It's been all downhill for former Bush administration lawyer John Michael Farren since he was arrested in 2010 on allegations that he attempted to kill his wife during a domestic dispute.
Farren, who worked in both Bush administrations and had been unemployed since leaving his post as deputy general counsel to George W. Bush, lived with his wife in New Canaan until the incident.
Since his arrest, his ex-wife, Mary Margaret Farren, a former associate at Skadden, Arps, Slate, Meagher & Flom in Washington D.C. is suing him for $30 million civilly because her injuries have left her unable to work and a judge has frozen all of his assets.

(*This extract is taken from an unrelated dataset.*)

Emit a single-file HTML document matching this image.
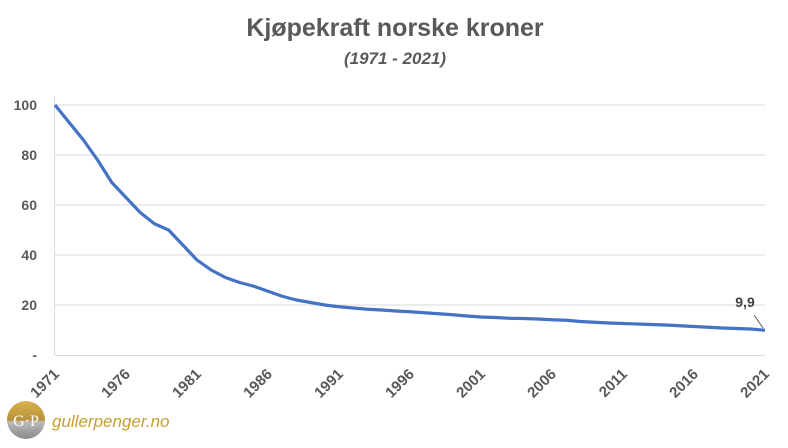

Since he's broke, his high profile attorneys are concerned they won't get paid. So they've twice asked the judge to remove them as counsel, a move both the criminal and civil judges presiding over the cases have continued to deny.

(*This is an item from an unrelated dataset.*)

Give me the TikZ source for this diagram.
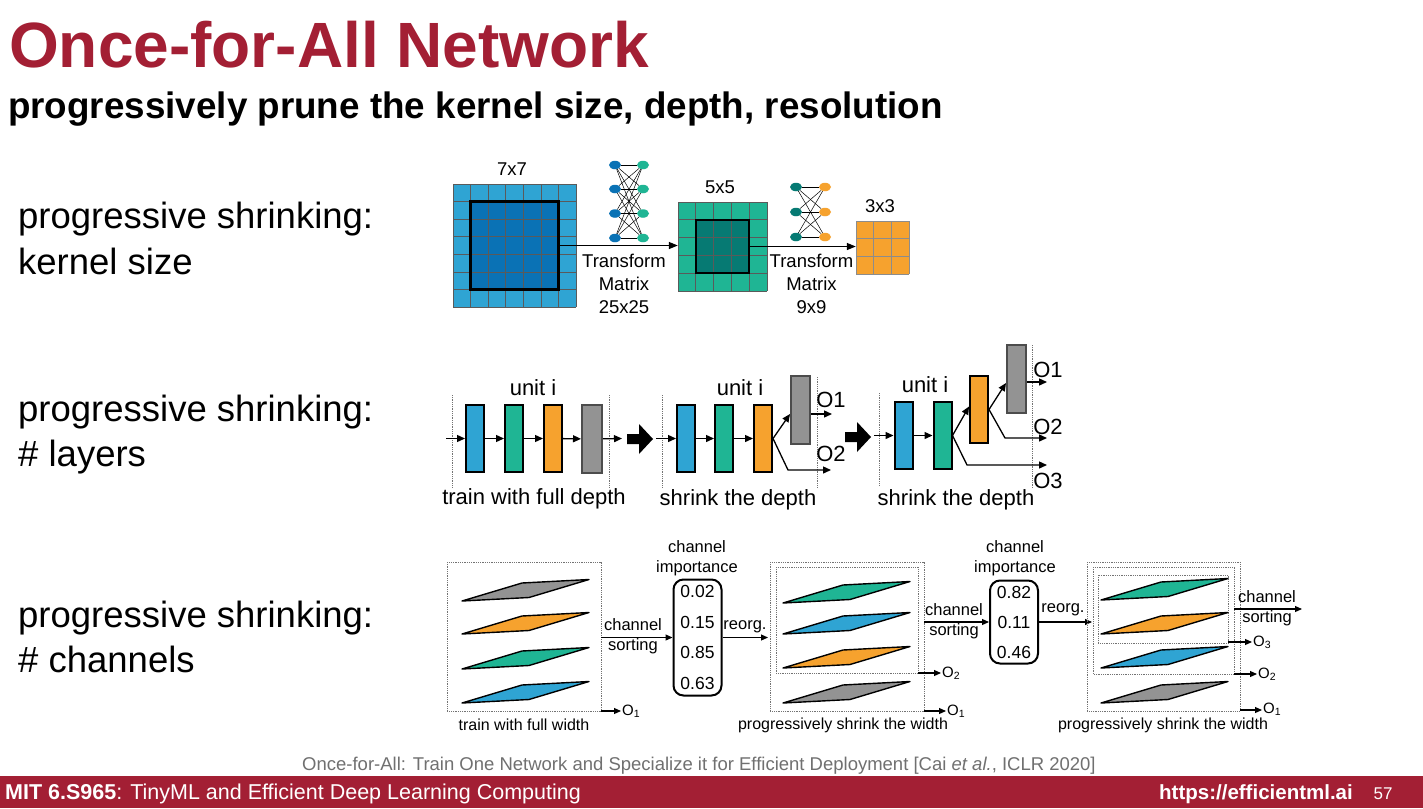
\documentclass[tikz,border=0pt]{standalone}
\usepackage{fontspec}
\setmainfont{Liberation Sans}
\usepackage{graphicx}
\usetikzlibrary{arrows.meta,calc,shapes.geometric}
\definecolor{mitred}{HTML}{A31F34}
\definecolor{cblue}{HTML}{2FA4D3}
\definecolor{cdblue}{HTML}{0A72B5}
\definecolor{cteal}{HTML}{1FB594}
\definecolor{cdteal}{HTML}{067A73}
\definecolor{corange}{HTML}{F6A22E}
\definecolor{cgray}{HTML}{939393}
\definecolor{citegray}{HTML}{707070}
\definecolor{gridc}{HTML}{5A5A5A}
\newcommand\chplane[3]{\filldraw[fill=#3,draw=black,line width=1.4pt,line join=round] (#1,#2) -- ++(67,-3.5) -- ++(60,-18) -- ++(-67,3.5) -- cycle;}
\begin{document}
\begin{tikzpicture}[x=1pt,y=-1pt,
  sidelbl/.style={anchor=base west,inner sep=0pt,font=\fontsize{36.5}{40}\selectfont},
  ktxt/.style={inner sep=0pt,align=center,font=\fontsize{18.5}{23}\selectfont},
  ltxt/.style={inner sep=0pt,align=center,font=\fontsize{22}{26}\selectfont},
  ctxt/.style={inner sep=0pt,align=center,font=\fontsize{16.5}{20}\selectfont},
  wtxt/.style={inner sep=0pt,align=center,font=\fontsize{16}{19}\selectfont},
  otxt/.style={inner sep=0pt,anchor=west,font=\fontsize{15}{17}\selectfont},
  karr/.style={line width=1.4pt,-{Triangle[length=9pt,width=7pt]}},
  larr/.style={line width=1.3pt,-{Triangle[length=8pt,width=7pt]}},
  carr/.style={line width=1.1pt,-{Triangle[length=7pt,width=6pt]}},
  lay/.style={draw=black,line width=2pt,inner sep=0pt,minimum width=18pt,minimum height=67pt},
  dotl/.style={densely dotted,line width=0.8pt,draw=black!55},
  netn/.style={ellipse,inner sep=0pt,minimum width=12pt,minimum height=8.5pt},
  gline/.style={draw=gridc,line width=0.7pt},
  imp/.style={draw=black,line width=2pt,rounded corners=10pt,inner sep=0pt,align=center,minimum width=48pt,font=\fontsize{17.5}{30.7}\selectfont}
]
\useasboundingbox (0,0) rectangle (1423,808);
\fill[white] (0,0) rectangle (1423,808);

% ---------- title ----------
\node[anchor=base west,inner sep=0pt,text=mitred,font=\fontsize{64}{70}\selectfont\bfseries] (title) at (9,67) {Once-for-All Network};
\node[anchor=base west,inner sep=0pt,font=\fontsize{36.8}{40}\selectfont\bfseries] (subtitle) at (8,118) {progressively prune the kernel size, depth, resolution};

% ---------- side labels ----------
\node[sidelbl] (s1a) at (18,228) {progressive shrinking:};
\node[sidelbl] (s1b) at (18,274) {kernel size};
\node[sidelbl] (s2a) at (18,421) {progressive shrinking:};
\node[sidelbl] (s2b) at (18,466) {\# layers};
\node[sidelbl] (s3a) at (18,627) {progressive shrinking:};
\node[sidelbl] (s3b) at (18,672) {\# channels};

% ---------- kernel size ----------
% 7x7
\fill[cblue] (453,184) rectangle (576,307);
\fill[cdblue] (470.6,201.6) rectangle (558.4,289.4);
\foreach \i in {0,...,7} {
  \draw[gline] ({453+\i*17.57},184) -- ({453+\i*17.57},307);
  \draw[gline] (453,{184+\i*17.57}) -- (576,{184+\i*17.57});
}
\node[draw=black,line width=2.5pt,inner sep=0pt,minimum width=87.8pt,minimum height=87.8pt] (k7i) at (514.5,245.5) {};
\node[ktxt] (k7l) at (512,169) {7x7};
% 5x5
\fill[cteal] (678,202) rectangle (767,291);
\fill[cdteal] (695.8,219.8) rectangle (749.2,273.2);
\foreach \i in {0,...,5} {
  \draw[gline] ({678+\i*17.8},202) -- ({678+\i*17.8},291);
  \draw[gline] (678,{202+\i*17.8}) -- (767,{202+\i*17.8});
}
\node[inner sep=0pt,minimum width=89pt,minimum height=89pt] (k5o) at (722.5,246.5) {};
\node[draw=black,line width=2.5pt,inner sep=0pt,minimum width=53.4pt,minimum height=53.4pt] (k5i) at (722.5,246.5) {};
\node[ktxt] (k5l) at (720,187) {5x5};
% 3x3
\fill[corange] (856,221) rectangle (909,274);
\foreach \i in {0,...,3} {
  \draw[gline,draw=black!45] ({856+\i*17.67},221) -- ({856+\i*17.67},274);
  \draw[gline,draw=black!45] (856,{221+\i*17.67}) -- (909,{221+\i*17.67});
}
\node[inner sep=0pt,minimum width=53pt,minimum height=53pt] (k3) at (882.5,247.5) {};
\node[ktxt] (k3l) at (880,206) {3x3};
% arrows
\draw[karr] (k7i.east) -- (k7i.east -| k5o.west);
\draw[karr] (k5i.east) -- (k5i.east -| k3.west);
\node[ktxt,font=\fontsize{18.5}{23.3}\selectfont] (tm1) at (624,284) {Transform\\Matrix\\25x25};
\node[ktxt,font=\fontsize{18.5}{23.3}\selectfont] (tm2) at (811.5,284) {Transform\\Matrix\\9x9};
% network icon 1
\foreach \k/\yy in {1/165,2/189,3/213.5,4/238} {
  \node[netn,fill=cdblue] (pl\k) at (615,\yy) {};
  \node[netn,fill=cteal] (pr\k) at (643,\yy) {};
}
\foreach \i in {1,...,4} { \foreach \j in {1,...,4} { \draw[line width=0.5pt] (pl\i) -- (pr\j); } }
% network icon 2
\foreach \k/\yy in {1/187,2/212,3/237} {
  \node[netn,fill=cdteal] (ql\k) at (796,\yy) {};
  \node[netn,fill=corange] (qr\k) at (825,\yy) {};
}
\foreach \i in {1,...,3} { \foreach \j in {1,...,3} { \draw[line width=0.5pt] (ql\i) -- (qr\j); } }

% ---------- layers ----------
% stage 1
\draw[dotl] (452,395) -- (452,488);
\draw[dotl] (609,395) -- (609,488);
\node[lay,fill=cblue] (a1) at (475,438.5) {};
\node[lay,fill=cteal] (a2) at (514,438.5) {};
\node[lay,fill=corange] (a3) at (553,438.5) {};
\node[lay,fill=cgray,draw=black!70,minimum width=20pt,minimum height=68pt] (a4) at (592,439) {};
\coordinate (a0) at (446,438.5);
\coordinate (a5) at (622,438.5);
\draw[larr] (a0) -- (a1);
\draw[larr] (a1) -- (a2);
\draw[larr] (a2) -- (a3);
\draw[larr] (a3) -- (a4);
\draw[larr] (a4) -- (a5);
\node[ltxt] (u1) at (533,388) {unit i};
\node[ltxt] (d1) at (534,499) {train with full depth};
\fill (627,434) -- (639,434) -- (639,424) -- (653,439) -- (639,454) -- (639,444) -- (627,444) -- cycle;

% stage 2
\draw[dotl] (662,395) -- (662,488);
\draw[dotl] (817,377) -- (817,488);
\node[lay,fill=cblue] (b1) at (686,438.5) {};
\node[lay,fill=cteal] (b2) at (724,438.5) {};
\node[lay,fill=corange] (b3) at (763,438.5) {};
\node[lay,fill=cgray,draw=black!70,minimum width=19pt,minimum height=68pt] (b4) at (800.5,410) {};
\coordinate (b0) at (656,438.5);
\draw[larr] (b0) -- (b1);
\draw[larr] (b1) -- (b2);
\draw[larr] (b2) -- (b3);
\draw[larr] (b3.east) -- ($(b4.west)+(0,4)$);
\coordinate (bo2) at (831,470);
\draw[larr] (b3.east) -- (788,470) -- (bo2);
\coordinate (bo1) at (832,414);
\draw[larr] ($(b4.east)+(0,4)$) -- (bo1);
\node[ltxt] (u2) at (740,388) {unit i};
\node[ltxt] (d2) at (738,500) {shrink the depth};
\node[ltxt] (b4o1) at (831,400) {O1};
\node[ltxt] (b4o2) at (831,454) {O2};
\fill (845,432) -- (857,432) -- (857,422) -- (871,437) -- (857,452) -- (857,442) -- (845,442) -- cycle;

% stage 3
\draw[dotl] (879,393) -- (879,485);
\draw[dotl] (1032,345) -- (1032,488);
\node[lay,fill=cblue] (c1) at (903.5,435.5) {};
\node[lay,fill=cteal] (c2) at (942.5,435.5) {};
\node[lay,fill=corange] (c3) at (979,409.5) {};
\node[lay,fill=cgray,draw=black!70,minimum width=19pt,minimum height=68pt] (c4) at (1016.5,378.5) {};
\coordinate (c0) at (874,435.5);
\draw[larr] (c0) -- (c1);
\draw[larr] (c1) -- (c2);
\draw[larr] (c2.east) -- ($(c3.west)+(0,-3)$);
\draw[larr] (c3.east) -- ($(c4.west)+(0,4.5)$);
\coordinate (co3) at (1047,465);
\draw[larr] (c2.east) -- (967,465) -- (co3);
\coordinate (co2) at (1047,438);
\draw[larr] (c3.east) -- (1005,438) -- (co2);
\coordinate (co1) at (1047,382);
\draw[larr] ($(c4.east)+(0,3.5)$) -- (co1);
\node[ltxt] (u3) at (925,385) {unit i};
\node[ltxt] (d3) at (956,500) {shrink the depth};
\node[ltxt] (c4o1) at (1048,370) {O1};
\node[ltxt] (c4o2) at (1048,427) {O2};
\node[ltxt] (c4o3) at (1048,481) {O3};

% ---------- channels ----------
% box 1
\draw[dotl] (447,562) rectangle (601,711);
\chplane{462}{601}{cgray}
\chplane{462}{634}{corange}
\chplane{462}{669}{cteal}
\chplane{462}{703}{cblue}
\node[imp,minimum height=116pt] (imp1) at (697.5,637.5) {0.02\\0.15\\0.85\\0.63};
\node[ctxt] (ci1) at (697,558) {channel\\importance};
\coordinate (cs1) at (601,637.5);
\draw[carr] (cs1) -- (imp1);
\node[ctxt] (cst1) at (633,636.5) {channel\\sorting};
\coordinate (ro1) at (768,637.5);
\draw[carr] (imp1) -- (ro1);
\node[ctxt] (rl1) at (745,627) {reorg.};
\coordinate (x1o1a) at (601,711);
\coordinate (x1o1b) at (621,711);
\draw[carr] (x1o1a) -- (x1o1b);
\node[otxt] (x1o1) at (622,711) {O\textsubscript{1}};
\node[wtxt] (w1) at (524,725) {train with full width};

% box 2
\draw[dotl] (770,562) rectangle (924,711);
\draw[dotl] (776,567) rectangle (918,673);
\chplane{783}{603}{cteal}
\chplane{783}{634}{cblue}
\chplane{783}{668}{corange}
\chplane{783}{703}{cgray}
\node[imp,minimum height=83pt,font=\fontsize{17.5}{30}\selectfont] (imp2) at (1014,622) {0.82\\0.11\\0.46};
\node[ctxt] (ci2) at (1015,558) {channel\\importance};
\coordinate (cs2) at (924,622);
\draw[carr] (cs2) -- (imp2);
\node[ctxt] (cst2) at (954,621.5) {channel\\sorting};
\coordinate (ro2) at (1092,622);
\draw[carr] (imp2) -- (ro2);
\node[ctxt] (rl2) at (1063,610) {reorg.};
\coordinate (x2o2a) at (918,673);
\coordinate (x2o2b) at (941,673);
\draw[carr] (x2o2a) -- (x2o2b);
\node[otxt] (x2o2) at (942,673) {O\textsubscript{2}};
\coordinate (x2o1a) at (924,711);
\coordinate (x2o1b) at (946,711);
\draw[carr] (x2o1a) -- (x2o1b);
\node[otxt] (x2o1) at (947,711) {O\textsubscript{1}};
\node[wtxt] (w2) at (843,725) {progressively shrink the width};

% box 3
\draw[dotl] (1087,562) rectangle (1240,711);
\draw[dotl] (1093,567) rectangle (1234,674);
\draw[dotl] (1098,575) rectangle (1228,643);
\chplane{1101}{600}{cteal}
\chplane{1101}{634}{corange}
\chplane{1101}{668}{cblue}
\chplane{1101}{703}{cgray}
\coordinate (cs3a) at (1234,609);
\coordinate (cs3b) at (1302,609);
\draw[carr] (cs3a) -- (cs3b);
\node[ctxt] (cst3) at (1267,608) {channel\\sorting};
\coordinate (x3o3a) at (1228,642);
\coordinate (x3o3b) at (1252,642);
\draw[carr] (x3o3a) -- (x3o3b);
\node[otxt] (x3o3) at (1253,642) {O\textsubscript{3}};
\coordinate (x3o2a) at (1234,674);
\coordinate (x3o2b) at (1257,674);
\draw[carr] (x3o2a) -- (x3o2b);
\node[otxt] (x3o2) at (1258,674) {O\textsubscript{2}};
\coordinate (x3o1a) at (1240,710);
\coordinate (x3o1b) at (1262,710);
\draw[carr] (x3o1a) -- (x3o1b);
\node[otxt] (x3o1) at (1263,709.5) {O\textsubscript{1}};
\node[wtxt] (w3) at (1163,725) {progressively shrink the width};

% ---------- citation and footer ----------
\node[anchor=base west,inner sep=0pt,text=citegray,font=\fontsize{18.5}{22}\selectfont] (cite) at (302,770) {Once-for-All: Train One Network and Specialize it for Efficient Deployment [Cai \textit{et al.}, ICLR 2020]};
\fill[mitred] (0,776) rectangle (1423,808);
\node[anchor=base west,inner sep=0pt,text=white,font=\fontsize{21.5}{24}\selectfont] (foot) at (5,799) {\textbf{MIT 6.S965}: TinyML and Efficient Deep Learning Computing};
\node[anchor=base east,inner sep=0pt,text=white,font=\fontsize{20.5}{24}\selectfont\bfseries] (url) at (1353,799) {https://efficientml.ai};
\node[anchor=base,inner sep=0pt,text=white,font=\fontsize{17}{20}\selectfont] (pg) at (1383,799) {57};
\end{tikzpicture}
\end{document}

"He has no money and has had no money since the date of his arrest," said Timothy C. Moynahan, of the Moynahan Law Firm in Waterbury. The lawyers are filing a pre-trial motion explaining why they believe Farren has insufficient assets to pay them and seeking an explanation as to why the request has been denied.
"It's a matter of judicial discretion. We respect the judge's decision. We don't agree with it but we respect it," said Eugene Riccio, of Gulash & Riccio in Bridgeport, who represents Farren in the criminal case with Moynahan before Judge Gary White. "[White] just didn't feel there was a sufficient reason to permit us to withdraw."
Stamford State's Attorney David I. Cohen, however, has claimed that there are sufficient funds to pay the attorneys; the move is simply "another delay tactic," Cohen reportedly said in court. Cohen was away late last week and unavailable for comment for this article.
Riccio said even though "all of Mr. Farren's assets have been tied up" there is a "limited amount of money for the purpose of retaining a mental health expert."
If there are not adequate funds available to cover the costs of the mental health evaluation, Riccio intends to request that the state cover the costs.
"[Farren] intends to rely upon the affirmative defense of mental disease or defect or extreme emotional disturbance at the time of the alleged crime," Riccio wrote in court documents recently.